The following roles are built in the platform:

  • semarchyConnect: This role must be granted for a user to log in. It should be granted by default to all users connecting to Stambia MDM.

  • semarchyAdmin : This role has full access to all the features of the platform. semarchyAdmin is the only role that gives you access to the Roles in the Administration Console perspective.

When a creating a new model, a model-level privilege grant is automatically created for the semarchyAdmin role, giving this role full access to the data. By modifying this privilege grant, the model designer can reduce the privileges of the semarchyAdmin role on the data.
Be cautious when granting the semarchyAdmin role. This role defines a super user who can create roles, grant privileges and update the license information.

Managing Roles and Privileges

Creating the Roles and Users in the Application Server Security Realm

Before declaring a new role in Stambia MDM, make sure that this role is defined in the application server and that a user is granted with this role and the semarchyConnect role to log in to Stambia MDM.

The role/user creation procedure depends on the application server hosting Stambia MDM. Please refer to your application server documentation for more information.

An example is given below for creating a role and a user for Apache Tomcat.

To configure a new role and user for Stambia MDM:

  1. Stop the Apache Tomcat Server using the stop the Apache Tomcat server using <tomcat>/bin/shutdown.bat (Windows) or <tomcat>/bin/shutdown.sh (UNIX/Linux), where <tomcat> is the Apache Tomcat installation folder.

  2. Edit the <tomcat>/conf/tomcat-users.xml file.

  3. In the <tomcat-users> section, add the following lines (<password> is the password for this user):

     <role rolename="MDMDev">
     <user username="john" password="<password>" roles="semarchyConnect,MDMDev"/>
  4. Save the file.

  5. Restart the Apache Tomcat server using <tomcat>/bin/startup.bat (Windows) or <tomcat>/bin/startup.sh (UNIX/Linux).

A new role MDMDev is created. The user john is also created with the semarchyConnect built-in role and the MDMDev role.

Declaring the Roles in Stambia MDM

To create new role:

  1. Open the Administration Console perspective.

  2. In the Administration View, double click the Roles node.

  3. In the Roles editor, right-click Roles table and select image New Role. The Install Role wizard opens.

  4. Enter the following information:

    • Name: Role name. This role name must exactly match the role name in the application server security configuration. For example: MDMDev.

    • Label: User-friendly label for the role. Note that as the Auto Fill box is checked, the Label is automatically filled in. Modifying this label is optional.

    • Email(s): Enter a comma-separated list of email addresses of recipients for notifications sent to this role.

  5. Click Next.

  6. Select the privileges to grant to this role. For example: Model Design: Read/Write, Job and Job Log Administration: Read.

  7. Click Finish.
    The role is created. You can connect a user with this role to test the set of privileges.

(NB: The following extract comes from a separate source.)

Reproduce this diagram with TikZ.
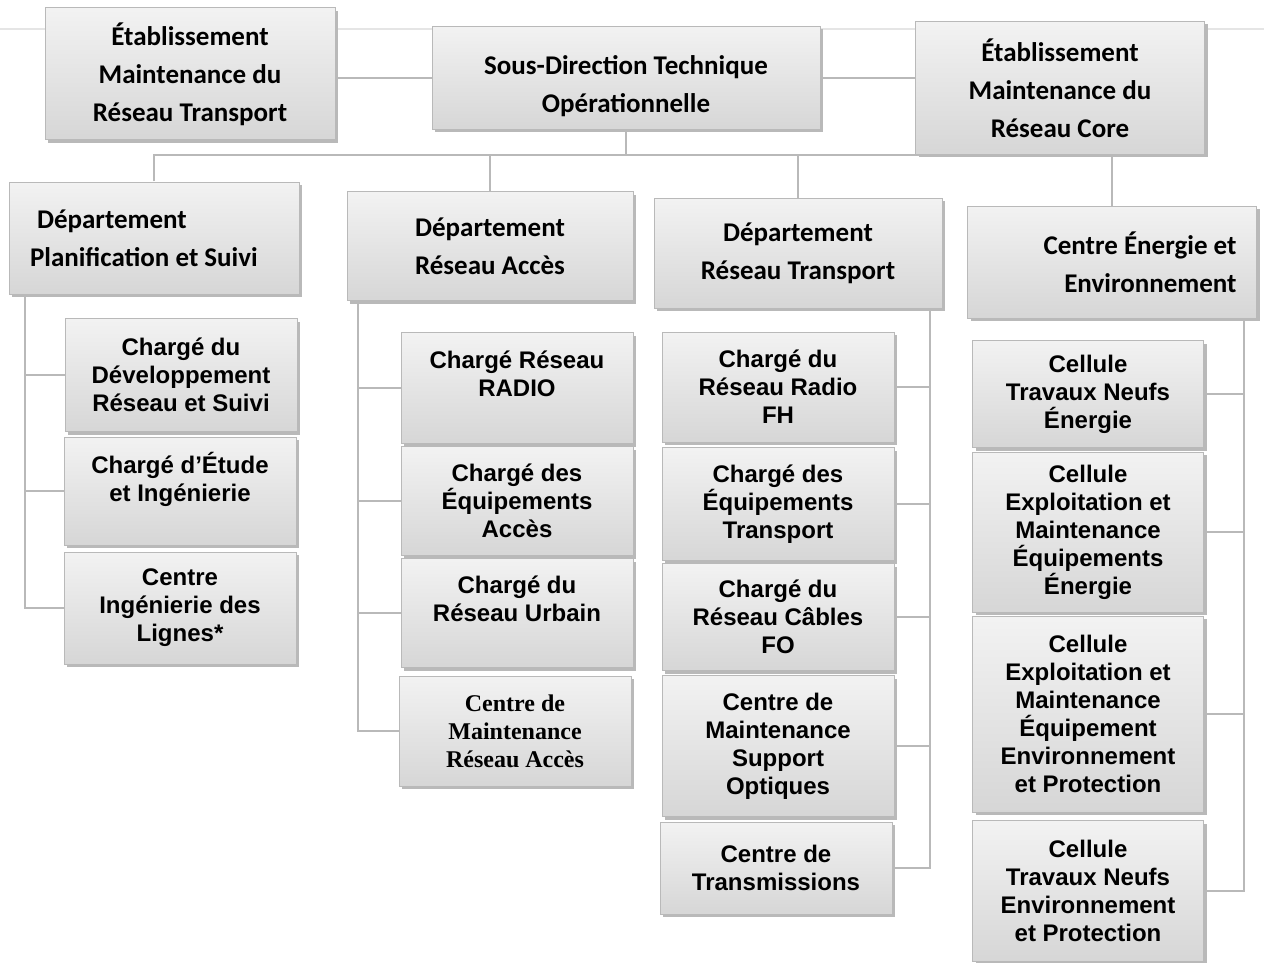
\documentclass[tikz,border=0pt]{standalone}
\usepackage{fontspec}
\setmainfont{Carlito}
\newfontfamily\arialfont{Liberation Sans}
\newfontfamily\timesfont{Liberation Serif}
\usetikzlibrary{shadows}

\tikzset{
  box/.style={draw=gray!55, line width=0.5pt, top color=gray!10, bottom color=gray!32,
    drop shadow={shadow xshift=1.5pt, shadow yshift=-1.5pt, fill=gray!55, opacity=1},
    align=center, inner sep=2pt},
  headbox/.style={box, font=\fontsize{13.5}{19}\selectfont\bfseries},
  cellbox/.style={box, minimum width=116pt, font=\arialfont\fontsize{12}{14}\selectfont\bfseries},
  link/.style={draw=gray!55, line width=1pt},
}

\begin{document}
\begin{tikzpicture}[x=0.5pt,y=-0.5pt]
\useasboundingbox (0,0) rectangle (1264,963);
\draw[gray!20, line width=0.8pt] (0,29) -- (1264,29);

\node[headbox, minimum width=145pt, minimum height=66pt] (etabT) at (190,74) {Établissement\\Maintenance du\\Réseau Transport};
\node[headbox, minimum width=194pt, minimum height=51.5pt] (sdto) at (626,78) {\rule{0pt}{18pt}Sous-Direction Technique\\Opérationnelle};
\node[headbox, minimum width=144.5pt, minimum height=66.5pt] (etabC) at (1060,88) {Établissement\\Maintenance du\\Réseau Core};

\node[headbox, minimum width=145pt, minimum height=56pt, text width=124pt, inner xsep=10.5pt, align=flush left] (dPlan) at (154,238) {\hspace*{3.5pt}Département\\Planification et Suivi};
\node[headbox, minimum width=143pt, minimum height=54.5pt] (dAcces) at (490,246) {Département\\Réseau Accès};
\node[headbox, minimum width=144pt, minimum height=55pt] (dTrans) at (798,253) {Département\\Réseau Transport};
\node[headbox, minimum width=144.5pt, minimum height=56pt, text width=124.5pt, inner xsep=10pt, align=flush right] (dEnv) at (1112,262) {Centre Énergie et\\Environnement};

\node[cellbox, minimum height=56.5pt] (cDev) at (181,375) {Chargé du\\Développement\\Réseau et Suivi};
\node[cellbox, minimum height=54pt] (cEtude) at (180,491) {Chargé d’Étude\\et Ingénierie\\\mbox{}};
\node[cellbox, minimum height=56pt] (cLignes) at (180,608) {Centre\\Ingénierie des\\Lignes*};

\node[cellbox, minimum height=55.5pt] (cRadio) at (517,388) {Chargé Réseau\\RADIO\\\mbox{}};
\node[cellbox, minimum height=54.5pt] (cEquipA) at (517,501) {Chargé des\\Équipements\\Accès};
\node[cellbox, minimum height=54.5pt] (cUrbain) at (517,613) {Chargé du\\Réseau Urbain\\\mbox{}};
\node[cellbox, minimum height=55pt, font=\timesfont\fontsize{12}{14}\selectfont\bfseries] (cMaintA) at (515,731) {Centre de\\Maintenance\\Réseau Accès};

\node[cellbox, minimum height=55pt] (cFH) at (778,387) {Chargé du\\Réseau Radio\\FH};
\node[cellbox, minimum height=56.5pt] (cEquipT) at (778,504) {Chargé des\\Équipements\\Transport};
\node[cellbox, minimum height=53.5pt] (cFO) at (778,617) {Chargé du\\Réseau Câbles\\FO};
\node[cellbox, minimum height=70.5pt] (cSupport) at (778,746) {Centre de\\Maintenance\\Support\\Optiques};
\node[cellbox, minimum height=46pt] (cTransm) at (776,868) {Centre de\\Transmissions};

\node[cellbox, minimum width=115.5pt, minimum height=53.5pt] (cTNE) at (1088,394) {Cellule\\Travaux Neufs\\Énergie};
\node[cellbox, minimum width=115.5pt, minimum height=80pt] (cExplE) at (1088,532) {Cellule\\Exploitation et\\Maintenance\\Équipements\\Énergie};
\node[cellbox, minimum width=115.5pt, minimum height=98pt] (cExplEnv) at (1088,714) {Cellule\\Exploitation et\\Maintenance\\Équipement\\Environnement\\et Protection};
\node[cellbox, minimum width=115.5pt, minimum height=70.5pt] (cTNEnv) at (1088,891) {Cellule\\Travaux Neufs\\Environnement\\et Protection};

\coordinate (bus) at (626,155);
\coordinate (t1) at (25,0);
\coordinate (t2) at (358,0);
\coordinate (t3) at (930,0);
\coordinate (t4) at (1244,0);

\draw[link] (sdto.west) -- (sdto.west -| etabT.east);
\draw[link] (sdto.east) -- (sdto.east -| etabC.west);
\draw[link] (sdto.south) -- (bus);
\draw[link] (dPlan.north) |- (bus) -| (dEnv.north);
\draw[link] (dAcces.north) -- (dAcces.north |- bus);
\draw[link] (dTrans.north) -- (dTrans.north |- bus);

\draw[link] (dPlan.south -| t1) |- (cLignes.west);
\foreach \cell in {cDev,cEtude} \draw[link] (\cell.west) -- (\cell.west -| t1);
\draw[link] (dAcces.south -| t2) |- (cMaintA.west);
\foreach \cell in {cRadio,cEquipA,cUrbain} \draw[link] (\cell.west) -- (\cell.west -| t2);
\draw[link] (dTrans.south -| t3) |- (cTransm.east);
\foreach \cell in {cFH,cEquipT,cFO,cSupport} \draw[link] (\cell.east) -- (\cell.east -| t3);
\draw[link] (dEnv.south -| t4) |- (cTNEnv.east);
\foreach \cell in {cTNE,cExplE,cExplEnv} \draw[link] (\cell.east) -- (\cell.east -| t4);
\end{tikzpicture}
\end{document}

Make sure to use a role name that matches exactly (with the same case) a role name defined in the application server configuration.

Sample Roles

You can use the following role examples in a typical Stambia MDM configuration:

Platform Privilege Dev Operator Deployer

Data Location

Read

Read

Read/Write

Model Design

Read/Write

None

Read

Execution Engine

Read

Read/Write

Read

Job and Job Log Administration

Read

Read/Write

Read

Logging Configuration

None

Read/Write

None

Plug-ins Administration

None

Read

Read/Write

These roles are given as examples and should be adapted to your environment’s requirements.

Administering using Web Services

SOA-enabled applications use Stambia MDM Web Services to interact with the platform and the data in the MDM Hub.

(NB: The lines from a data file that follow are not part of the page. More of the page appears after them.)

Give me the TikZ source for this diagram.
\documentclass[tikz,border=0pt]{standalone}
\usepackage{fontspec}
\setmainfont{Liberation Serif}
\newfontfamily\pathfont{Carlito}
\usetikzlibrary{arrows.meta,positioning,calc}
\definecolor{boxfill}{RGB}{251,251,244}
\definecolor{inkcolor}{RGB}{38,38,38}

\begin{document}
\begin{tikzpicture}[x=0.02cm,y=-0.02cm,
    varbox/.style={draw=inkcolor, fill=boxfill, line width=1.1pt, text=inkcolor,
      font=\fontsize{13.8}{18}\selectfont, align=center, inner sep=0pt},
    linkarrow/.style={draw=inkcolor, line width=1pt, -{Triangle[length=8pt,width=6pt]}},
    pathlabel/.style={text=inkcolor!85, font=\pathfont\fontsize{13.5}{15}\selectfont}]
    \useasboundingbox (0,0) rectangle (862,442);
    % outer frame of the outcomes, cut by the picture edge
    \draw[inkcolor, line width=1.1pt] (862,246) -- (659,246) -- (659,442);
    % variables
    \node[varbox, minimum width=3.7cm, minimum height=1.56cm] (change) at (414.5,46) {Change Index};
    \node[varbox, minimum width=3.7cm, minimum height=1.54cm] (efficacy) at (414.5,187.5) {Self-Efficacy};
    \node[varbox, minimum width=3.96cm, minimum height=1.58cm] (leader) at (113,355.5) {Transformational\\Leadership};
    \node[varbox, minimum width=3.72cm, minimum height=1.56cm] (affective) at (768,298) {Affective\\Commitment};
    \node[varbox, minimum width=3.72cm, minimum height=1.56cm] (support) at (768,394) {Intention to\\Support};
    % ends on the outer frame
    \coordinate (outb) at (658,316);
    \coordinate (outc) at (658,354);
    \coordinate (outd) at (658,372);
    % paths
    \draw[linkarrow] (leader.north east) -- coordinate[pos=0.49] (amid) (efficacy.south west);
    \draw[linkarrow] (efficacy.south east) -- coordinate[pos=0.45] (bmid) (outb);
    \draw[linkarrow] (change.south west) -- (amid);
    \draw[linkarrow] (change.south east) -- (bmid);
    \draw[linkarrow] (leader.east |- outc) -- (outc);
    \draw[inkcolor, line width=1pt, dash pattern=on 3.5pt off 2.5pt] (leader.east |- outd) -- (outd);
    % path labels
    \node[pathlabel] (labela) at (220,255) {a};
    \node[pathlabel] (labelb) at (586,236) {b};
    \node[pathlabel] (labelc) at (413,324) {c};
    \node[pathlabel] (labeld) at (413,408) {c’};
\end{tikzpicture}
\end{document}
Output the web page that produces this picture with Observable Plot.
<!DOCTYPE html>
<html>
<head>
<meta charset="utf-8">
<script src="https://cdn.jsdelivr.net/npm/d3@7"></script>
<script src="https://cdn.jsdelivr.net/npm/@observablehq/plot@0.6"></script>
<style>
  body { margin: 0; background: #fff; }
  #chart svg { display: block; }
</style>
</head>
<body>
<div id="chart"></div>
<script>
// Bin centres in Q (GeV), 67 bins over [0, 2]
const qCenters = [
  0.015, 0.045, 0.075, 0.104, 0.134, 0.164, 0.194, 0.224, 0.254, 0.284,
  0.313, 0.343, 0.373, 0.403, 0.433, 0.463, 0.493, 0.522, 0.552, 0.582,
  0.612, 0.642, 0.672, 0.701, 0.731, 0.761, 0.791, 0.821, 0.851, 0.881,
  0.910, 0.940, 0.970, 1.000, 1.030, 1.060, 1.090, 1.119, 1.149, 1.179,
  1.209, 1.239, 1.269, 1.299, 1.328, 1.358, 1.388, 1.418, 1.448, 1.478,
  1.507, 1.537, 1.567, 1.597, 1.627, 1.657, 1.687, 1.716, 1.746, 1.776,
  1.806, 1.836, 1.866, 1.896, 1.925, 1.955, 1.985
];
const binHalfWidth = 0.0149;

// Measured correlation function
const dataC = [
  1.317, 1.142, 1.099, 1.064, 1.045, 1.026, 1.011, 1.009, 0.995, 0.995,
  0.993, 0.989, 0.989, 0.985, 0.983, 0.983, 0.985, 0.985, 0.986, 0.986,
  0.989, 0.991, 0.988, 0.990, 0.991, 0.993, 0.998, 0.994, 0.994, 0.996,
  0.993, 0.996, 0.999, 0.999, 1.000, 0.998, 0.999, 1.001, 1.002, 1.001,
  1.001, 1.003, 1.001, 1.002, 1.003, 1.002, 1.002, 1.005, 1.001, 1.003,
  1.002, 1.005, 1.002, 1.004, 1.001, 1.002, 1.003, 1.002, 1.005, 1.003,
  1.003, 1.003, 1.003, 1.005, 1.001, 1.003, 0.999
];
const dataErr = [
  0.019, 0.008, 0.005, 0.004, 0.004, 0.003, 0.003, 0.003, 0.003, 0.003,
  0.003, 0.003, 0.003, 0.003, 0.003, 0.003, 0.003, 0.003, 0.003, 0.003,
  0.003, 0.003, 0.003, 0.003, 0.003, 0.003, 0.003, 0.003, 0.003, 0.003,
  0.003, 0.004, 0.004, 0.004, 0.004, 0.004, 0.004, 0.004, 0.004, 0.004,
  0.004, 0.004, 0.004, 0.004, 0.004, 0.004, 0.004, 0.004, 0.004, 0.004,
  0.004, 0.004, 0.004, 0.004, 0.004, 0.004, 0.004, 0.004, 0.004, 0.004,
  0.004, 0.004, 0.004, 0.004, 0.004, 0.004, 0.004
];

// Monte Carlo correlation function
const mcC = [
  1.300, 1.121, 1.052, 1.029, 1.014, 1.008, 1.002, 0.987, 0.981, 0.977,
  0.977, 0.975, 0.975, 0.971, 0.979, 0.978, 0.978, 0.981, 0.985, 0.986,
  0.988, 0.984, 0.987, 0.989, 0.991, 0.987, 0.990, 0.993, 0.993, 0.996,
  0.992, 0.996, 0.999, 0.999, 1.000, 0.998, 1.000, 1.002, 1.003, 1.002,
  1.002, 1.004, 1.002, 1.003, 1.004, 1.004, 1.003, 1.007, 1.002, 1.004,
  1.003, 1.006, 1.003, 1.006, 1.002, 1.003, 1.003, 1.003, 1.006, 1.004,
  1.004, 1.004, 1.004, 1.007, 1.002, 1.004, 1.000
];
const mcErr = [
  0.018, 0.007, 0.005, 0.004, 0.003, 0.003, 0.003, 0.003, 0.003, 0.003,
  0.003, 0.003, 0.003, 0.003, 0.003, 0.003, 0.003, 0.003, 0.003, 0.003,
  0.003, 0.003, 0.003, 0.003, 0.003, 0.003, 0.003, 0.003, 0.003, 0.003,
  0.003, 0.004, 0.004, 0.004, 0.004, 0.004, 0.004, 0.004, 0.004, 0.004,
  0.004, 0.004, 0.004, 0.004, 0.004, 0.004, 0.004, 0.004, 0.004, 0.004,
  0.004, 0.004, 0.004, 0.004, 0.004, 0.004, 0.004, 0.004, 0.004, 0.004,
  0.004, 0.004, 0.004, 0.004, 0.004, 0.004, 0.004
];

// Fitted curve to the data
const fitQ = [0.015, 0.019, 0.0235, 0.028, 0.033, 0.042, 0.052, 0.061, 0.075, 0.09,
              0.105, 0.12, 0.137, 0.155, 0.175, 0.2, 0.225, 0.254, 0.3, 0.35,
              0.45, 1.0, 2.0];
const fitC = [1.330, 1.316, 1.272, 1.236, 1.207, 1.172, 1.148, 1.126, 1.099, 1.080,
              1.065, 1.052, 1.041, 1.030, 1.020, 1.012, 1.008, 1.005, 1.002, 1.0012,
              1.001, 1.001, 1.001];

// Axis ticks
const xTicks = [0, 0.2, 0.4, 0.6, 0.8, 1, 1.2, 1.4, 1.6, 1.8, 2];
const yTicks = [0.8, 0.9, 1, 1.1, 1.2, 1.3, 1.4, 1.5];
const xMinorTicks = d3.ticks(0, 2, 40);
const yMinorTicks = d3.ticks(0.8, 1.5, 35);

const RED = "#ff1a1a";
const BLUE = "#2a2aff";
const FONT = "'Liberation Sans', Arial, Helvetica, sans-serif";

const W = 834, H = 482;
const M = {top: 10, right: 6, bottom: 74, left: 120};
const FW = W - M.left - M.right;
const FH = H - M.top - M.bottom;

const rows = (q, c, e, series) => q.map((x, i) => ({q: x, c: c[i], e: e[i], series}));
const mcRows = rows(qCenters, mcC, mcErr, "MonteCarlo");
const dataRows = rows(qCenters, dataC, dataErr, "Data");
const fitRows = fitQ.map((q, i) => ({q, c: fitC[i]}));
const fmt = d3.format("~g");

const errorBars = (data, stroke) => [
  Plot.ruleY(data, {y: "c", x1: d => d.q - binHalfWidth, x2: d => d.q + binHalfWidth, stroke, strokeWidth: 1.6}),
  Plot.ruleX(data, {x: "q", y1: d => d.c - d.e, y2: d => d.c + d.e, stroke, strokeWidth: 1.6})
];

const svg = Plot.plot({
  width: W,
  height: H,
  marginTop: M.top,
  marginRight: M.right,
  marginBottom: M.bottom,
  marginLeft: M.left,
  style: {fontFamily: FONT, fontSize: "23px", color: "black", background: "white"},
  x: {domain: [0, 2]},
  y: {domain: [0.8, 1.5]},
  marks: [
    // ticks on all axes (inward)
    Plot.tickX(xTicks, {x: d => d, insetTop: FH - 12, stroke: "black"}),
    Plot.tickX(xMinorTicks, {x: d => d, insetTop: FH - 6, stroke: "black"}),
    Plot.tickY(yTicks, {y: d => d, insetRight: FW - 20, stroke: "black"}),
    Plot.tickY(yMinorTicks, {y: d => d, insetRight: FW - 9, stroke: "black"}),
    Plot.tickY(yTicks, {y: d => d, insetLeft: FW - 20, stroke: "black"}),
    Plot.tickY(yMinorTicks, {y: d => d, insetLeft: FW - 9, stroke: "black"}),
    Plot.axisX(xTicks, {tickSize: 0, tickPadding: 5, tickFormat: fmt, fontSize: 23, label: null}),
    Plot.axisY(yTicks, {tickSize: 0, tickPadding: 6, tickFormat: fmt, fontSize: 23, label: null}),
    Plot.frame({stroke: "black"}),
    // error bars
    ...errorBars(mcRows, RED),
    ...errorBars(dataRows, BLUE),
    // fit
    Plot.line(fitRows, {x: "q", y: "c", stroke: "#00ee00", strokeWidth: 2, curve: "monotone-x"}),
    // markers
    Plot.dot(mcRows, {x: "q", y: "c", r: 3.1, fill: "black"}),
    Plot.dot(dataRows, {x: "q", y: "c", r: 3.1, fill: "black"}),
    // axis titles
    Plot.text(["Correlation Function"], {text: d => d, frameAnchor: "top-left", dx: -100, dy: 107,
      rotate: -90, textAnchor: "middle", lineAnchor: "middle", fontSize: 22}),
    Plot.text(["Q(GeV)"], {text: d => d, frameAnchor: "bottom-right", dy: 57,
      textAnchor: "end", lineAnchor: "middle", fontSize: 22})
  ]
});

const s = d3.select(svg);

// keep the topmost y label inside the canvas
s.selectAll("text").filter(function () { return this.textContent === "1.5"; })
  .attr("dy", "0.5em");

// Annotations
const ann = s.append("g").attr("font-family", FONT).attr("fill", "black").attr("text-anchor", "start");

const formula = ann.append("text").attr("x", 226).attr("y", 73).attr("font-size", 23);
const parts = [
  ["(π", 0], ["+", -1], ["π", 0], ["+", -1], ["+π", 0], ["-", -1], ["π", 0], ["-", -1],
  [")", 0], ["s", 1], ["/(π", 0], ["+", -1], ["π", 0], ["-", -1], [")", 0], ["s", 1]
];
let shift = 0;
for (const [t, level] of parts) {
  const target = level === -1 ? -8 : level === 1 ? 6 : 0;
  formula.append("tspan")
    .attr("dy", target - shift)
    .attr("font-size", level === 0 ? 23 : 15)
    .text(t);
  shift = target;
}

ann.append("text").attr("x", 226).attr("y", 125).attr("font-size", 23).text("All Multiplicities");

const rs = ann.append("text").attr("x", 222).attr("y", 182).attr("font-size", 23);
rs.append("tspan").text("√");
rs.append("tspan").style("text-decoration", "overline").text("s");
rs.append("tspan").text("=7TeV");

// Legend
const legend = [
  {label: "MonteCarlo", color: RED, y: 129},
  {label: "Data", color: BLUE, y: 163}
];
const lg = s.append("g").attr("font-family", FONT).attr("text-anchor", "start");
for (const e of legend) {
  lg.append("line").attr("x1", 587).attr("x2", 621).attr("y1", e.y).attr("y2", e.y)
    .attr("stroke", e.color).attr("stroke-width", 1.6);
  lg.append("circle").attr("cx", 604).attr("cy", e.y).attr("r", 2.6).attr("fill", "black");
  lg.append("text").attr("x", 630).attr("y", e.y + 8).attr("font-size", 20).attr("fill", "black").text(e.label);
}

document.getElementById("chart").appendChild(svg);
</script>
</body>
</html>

The Platform Services provide platform-level information and operations which can be used for monitoring and managing the platform.

The Platform Services include:

  • The Platform Web Service that provides access to the platform status.

  • The Administration Service that exposes administrative features such as purges.

  • The Metadata Web Service that provides read access to the model metadata. This web service is used by the Client API.

  • The Integration Load Web Service that allows loading data into the hub. This web services is explained the Stambia MDM Integration Guide.

Platform Web Service

The Platform Web Service provides generic information about the platform. Integrators may use this service to check the platform status and list the data editions available via this platform instance.

This web service provides the following bindings:

Binding Name Description

getAPIVersion

Returns the version of the API supported by the platform.

getDataEditionInfo

Returns information about a given data edition (identified by the data location name, data branch ID and data edition ID).

getDataEditionInfos

Returns information about a one of more data editions (optionally filtered by data location name, data branch ID or data edition ID).

getPlatformBuildID

Return the platform build number.

getPlatformStatus

Return the platform status. The normal status returned is PLATFORM_READY.

getUserName

Returns the name of the connected user.

getUserPlatformRoles

Returns the list of roles of the authenticated user.

isUserInRole

Returns true if a given user is in a given role.

Ping

Simple ping binding.

Administration Service

The Administrative Service provides administrative operations such as data edition closing, log and data purges.Integrators may use this service to automate purges.

This web service provides the following bindings:

Binding Name Description

closeAndCreateNewDataEdition

Closes the currently open data edition in a data location and a branch, and opens a new one with the description provided.

purgeDataBranch

Purges a data branch from outdated data according to the model’s data retention policies. The data branch is identified by a data location name and a data branch ID. Optionally purges the job logs with the data.

purgeJobLogByFilter

Purges job logs filtered by job name, status, creator name and timeframe.

purgeJobLogByIds

Purges job logs identiifed by their unique IDs.

Metadata Web Service

The Metadata Web Service provides a binary serialization of a given data model.
This web service is not for public consumption. It is used exclusively by the Stambia MDM Client API.